Rajan Samuel, managing director in India for Habitat for Humanity, says disasters wipe out livelihoods as well as homes.
"The trend I am seeing is that livelihood gets disrupted with every disaster, and then there is shelter which goes as well," he said. "We need to mitigate both."
And though the government is now training cities across India to become "climate smart," experts say there are many other measures that need to be taken -- like improving evacuation processes and redesigning water systems and other urban infrastructure.
Narain, from the Centre for Science and Environment, said existing systems were built "at a time when disasters were still once in 10 years, once in five years. Now, it is 10 disasters a year."

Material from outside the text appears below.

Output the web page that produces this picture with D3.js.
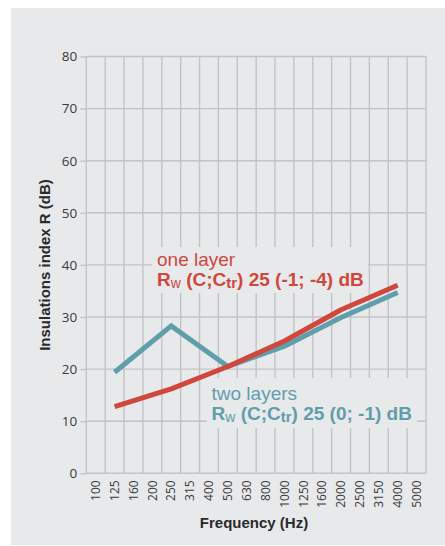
<!DOCTYPE html>
<html>
<head>
<meta charset="utf-8">
<script src="https://cdn.jsdelivr.net/npm/d3@7"></script>
<style>
  html, body { margin: 0; padding: 0; background: #ffffff; }
  svg { display: block; }
</style>
</head>
<body>
<svg id="chart" width="445" height="546"></svg>
<script>
// Third-octave frequency bands on the x axis
const frequencies = ["100", "125", "160", "200", "250", "315", "400", "500", "630",
  "800", "1000", "1250", "1600", "2000", "2500", "3150", "4000", "5000"];

// Octave-band points of each curve
const seriesFreqs = ["125", "250", "500", "1000", "2000", "4000"];
const oneLayer = [12.8, 16.2, 20.5, 25.4, 31.4, 36.1];
const twoLayers = [19.4, 28.3, 20.5, 24.4, 29.9, 34.7];

const yTicks = [0, 10, 20, 30, 40, 50, 60, 70, 80];

const RED = "#d0473c";
const TEAL = "#5f9eab";
const PANEL = "#e8e9eb";
const GRID = "#c2c3c5";

const svg = d3.select("#chart");

// background panel
svg.append("rect")
  .attr("x", 11).attr("y", 8).attr("width", 434).attr("height", 537)
  .attr("fill", PANEL);

const plot = { left: 86.3, right: 426, top: 56.5, bottom: 473.3 };

const x = d3.scaleBand().domain(frequencies).range([plot.left, plot.right]).padding(0);
const y = d3.scaleLinear().domain([0, 80]).range([plot.bottom, plot.top]);

const g = svg.append("g");

// vertical grid lines at band edges
const edges = frequencies.map(f => x(f)).concat([x(frequencies[frequencies.length - 1]) + x.bandwidth()]);
g.selectAll("line.vgrid").data(edges).join("line")
  .attr("class", "vgrid")
  .attr("x1", d => d).attr("x2", d => d)
  .attr("y1", plot.top).attr("y2", plot.bottom)
  .attr("stroke", GRID).attr("stroke-width", 1.4);

// horizontal grid lines
g.selectAll("line.hgrid").data(yTicks).join("line")
  .attr("class", "hgrid")
  .attr("x1", plot.left).attr("x2", plot.right)
  .attr("y1", d => y(d)).attr("y2", d => y(d))
  .attr("stroke", GRID).attr("stroke-width", 1.4);

// y axis ticks and labels
const yAxis = d3.axisLeft(y).tickValues(yTicks).tickSize(6).tickPadding(3);
const yG = svg.append("g").attr("transform", `translate(${plot.left},0)`).call(yAxis);
yG.select(".domain").remove();
yG.selectAll(".tick line").attr("stroke", GRID).attr("stroke-width", 1.4);
yG.selectAll(".tick text")
  .attr("fill", "#3a3a3a")
  .style("font-family", "'Open Sans', sans-serif")
  .style("font-size", "13.5px");

// x axis labels, rotated
const xAxis = d3.axisBottom(x).tickSize(0).tickPadding(0);
const xG = svg.append("g").attr("transform", `translate(0,${plot.bottom})`).call(xAxis);
xG.select(".domain").remove();
xG.selectAll(".tick text")
  .attr("transform", "translate(0,7) rotate(-90)")
  .attr("x", 0).attr("y", 0).attr("dy", "0.35em")
  .attr("text-anchor", "end")
  .attr("fill", "#3a3a3a")
  .style("font-family", "'Open Sans', sans-serif")
  .style("font-size", "12px");

// axis titles
svg.append("text")
  .attr("x", 254).attr("y", 528)
  .attr("text-anchor", "middle")
  .attr("fill", "#2a2a2a")
  .style("font-family", "'Liberation Sans Narrow', sans-serif")
  .style("font-weight", "bold")
  .style("font-size", "15px")
  .text("Frequency (Hz)");

svg.append("text")
  .attr("transform", "translate(50,265) rotate(-90)")
  .attr("text-anchor", "middle")
  .attr("fill", "#2a2a2a")
  .style("font-family", "'Liberation Sans Narrow', sans-serif")
  .style("font-weight", "bold")
  .style("font-size", "15px")
  .text("Insulations index R (dB)");

// label backgrounds hide the grid behind the annotations
svg.append("rect").attr("x", 152).attr("y", 247).attr("width", 216).attr("height", 46).attr("fill", PANEL);
svg.append("rect").attr("x", 207).attr("y", 378).attr("width", 210).attr("height", 50).attr("fill", PANEL);

// curves
const line = d3.line()
  .x(d => x(d[0]) + x.bandwidth() / 2)
  .y(d => y(d[1]));

svg.append("path")
  .datum(seriesFreqs.map((f, i) => [f, twoLayers[i]]))
  .attr("d", line)
  .attr("fill", "none").attr("stroke", TEAL).attr("stroke-width", 5)
  .attr("stroke-linejoin", "miter");

svg.append("path")
  .datum(seriesFreqs.map((f, i) => [f, oneLayer[i]]))
  .attr("d", line)
  .attr("fill", "none").attr("stroke", RED).attr("stroke-width", 5)
  .attr("stroke-linejoin", "round");

// annotations
function annotate(xPos, yTop, color, title, values) {
  svg.append("text")
    .attr("x", xPos).attr("y", yTop)
    .attr("fill", color)
    .style("font-family", "'Liberation Sans Narrow', sans-serif")
    .style("font-size", "19px")
    .text(title);
  const t = svg.append("text")
    .attr("x", xPos).attr("y", yTop + 20)
    .attr("fill", color)
    .style("font-family", "'Liberation Sans Narrow', sans-serif")
    .style("font-weight", "bold")
    .style("font-size", "19px");
  t.append("tspan").text("R");
  t.append("tspan").attr("dy", 2).style("font-size", "14px").style("font-weight", "normal").text("w");
  t.append("tspan").attr("dy", -2).text(" (C;C");
  t.append("tspan").attr("dy", 2).style("font-size", "15px").text("tr");
  t.append("tspan").attr("dy", -2).text(`) 25 (${values}) dB`);
}

annotate(157, 266, RED, "one layer", "-1; -4");
annotate(211.5, 400, TEAL, "two layers", "0; -1");
</script>
</body>
</html>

Recent floods, droughts and other devastating climate events are "all showing us very clearly what will the future be," she added.
Climate migrants
Many of those displaced Indians, like Yadav, have no means to relocate and no choice but to continually rebuild their homes in disaster-prone locations.
Yadav and his family are reluctant to move from their patch of land in the slum, unless the government provides an alternative.
He and his mother are now surviving off their meager savings, money borrowed from relatives, and cash earned from pawning their jewelry.
Right now, he's losing hope and dreading the thought of having to rebuild -- yet again.
"It has been going on for so long," Yadav said. "You never know if the water will flood the house and destroy the house."